**YOUR OBJECTIVE**
Report the number of lines in the entries below that include the word "Write", and nothing else.

**DATA LINES**

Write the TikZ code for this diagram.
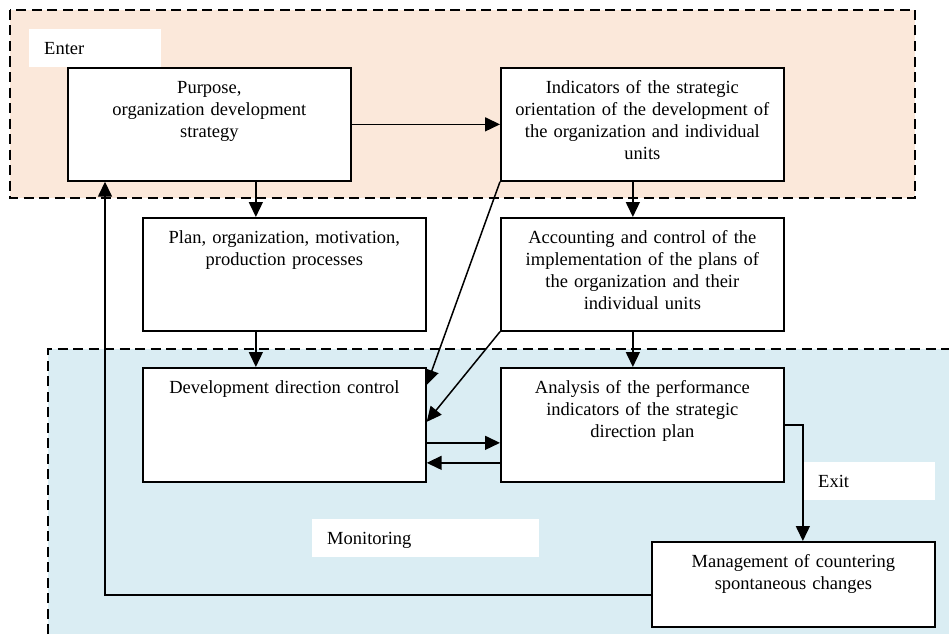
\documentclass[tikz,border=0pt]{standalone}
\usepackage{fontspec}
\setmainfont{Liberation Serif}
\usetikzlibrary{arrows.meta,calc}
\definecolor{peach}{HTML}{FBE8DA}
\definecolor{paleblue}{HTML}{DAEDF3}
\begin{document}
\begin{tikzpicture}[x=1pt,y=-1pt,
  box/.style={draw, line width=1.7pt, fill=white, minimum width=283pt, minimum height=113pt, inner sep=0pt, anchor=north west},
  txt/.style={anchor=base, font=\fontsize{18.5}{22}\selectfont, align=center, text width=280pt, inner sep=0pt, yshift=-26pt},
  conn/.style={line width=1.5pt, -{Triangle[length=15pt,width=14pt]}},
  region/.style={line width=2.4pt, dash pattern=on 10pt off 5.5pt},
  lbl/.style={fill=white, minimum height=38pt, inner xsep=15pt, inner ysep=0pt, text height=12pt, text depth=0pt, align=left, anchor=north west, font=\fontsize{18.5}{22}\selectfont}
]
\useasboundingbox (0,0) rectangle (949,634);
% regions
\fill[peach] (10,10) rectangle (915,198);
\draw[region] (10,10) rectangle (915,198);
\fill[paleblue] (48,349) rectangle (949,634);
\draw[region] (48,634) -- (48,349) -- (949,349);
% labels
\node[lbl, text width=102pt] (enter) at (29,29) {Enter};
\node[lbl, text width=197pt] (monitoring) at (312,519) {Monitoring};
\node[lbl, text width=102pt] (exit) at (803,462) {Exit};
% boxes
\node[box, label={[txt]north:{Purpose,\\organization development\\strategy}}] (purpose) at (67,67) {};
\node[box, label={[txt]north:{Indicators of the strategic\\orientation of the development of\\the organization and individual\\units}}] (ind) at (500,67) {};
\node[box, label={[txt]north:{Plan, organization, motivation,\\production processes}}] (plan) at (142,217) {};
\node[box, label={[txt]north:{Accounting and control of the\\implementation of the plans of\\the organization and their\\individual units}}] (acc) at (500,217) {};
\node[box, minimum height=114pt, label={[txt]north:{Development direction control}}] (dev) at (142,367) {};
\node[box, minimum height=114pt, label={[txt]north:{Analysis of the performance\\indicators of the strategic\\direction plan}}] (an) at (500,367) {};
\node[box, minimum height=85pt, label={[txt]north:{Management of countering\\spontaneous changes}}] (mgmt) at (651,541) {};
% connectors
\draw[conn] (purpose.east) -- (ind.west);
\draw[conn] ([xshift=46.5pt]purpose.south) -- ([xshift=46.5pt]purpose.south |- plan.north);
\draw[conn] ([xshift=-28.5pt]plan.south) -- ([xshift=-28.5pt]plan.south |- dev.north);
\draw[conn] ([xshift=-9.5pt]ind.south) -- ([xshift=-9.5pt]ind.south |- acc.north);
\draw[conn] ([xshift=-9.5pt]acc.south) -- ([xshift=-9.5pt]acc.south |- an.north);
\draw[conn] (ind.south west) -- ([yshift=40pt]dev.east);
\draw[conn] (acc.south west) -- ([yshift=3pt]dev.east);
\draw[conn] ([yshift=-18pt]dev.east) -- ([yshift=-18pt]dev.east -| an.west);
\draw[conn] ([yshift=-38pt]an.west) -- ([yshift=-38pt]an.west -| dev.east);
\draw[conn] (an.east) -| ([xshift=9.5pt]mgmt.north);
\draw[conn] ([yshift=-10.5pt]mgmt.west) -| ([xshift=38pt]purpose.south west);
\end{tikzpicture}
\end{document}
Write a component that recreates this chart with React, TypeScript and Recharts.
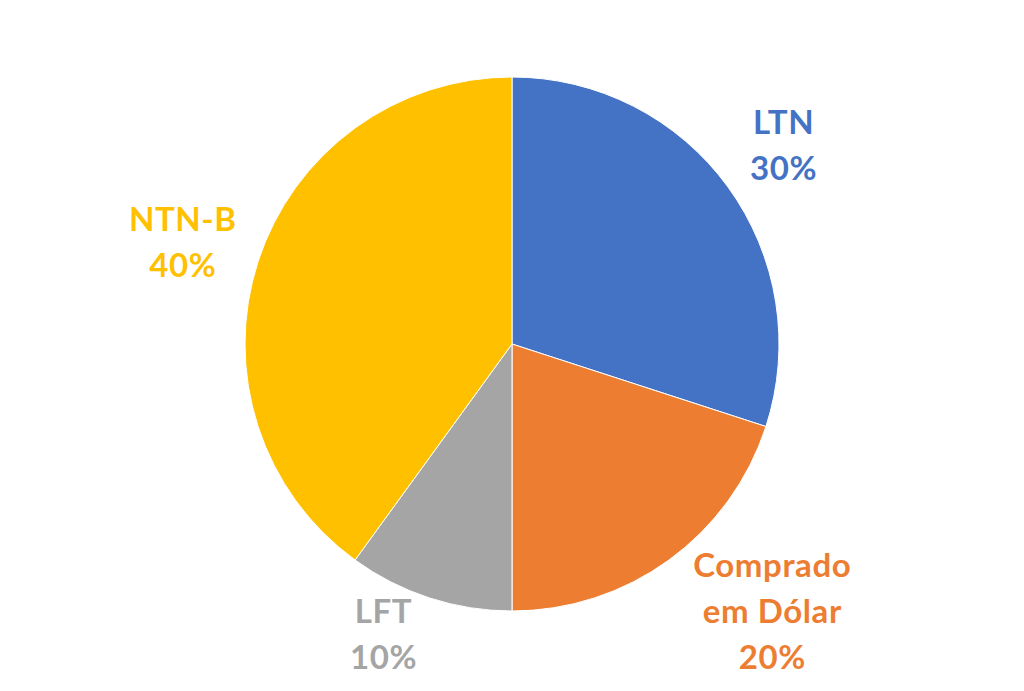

**THE ANSWER**
2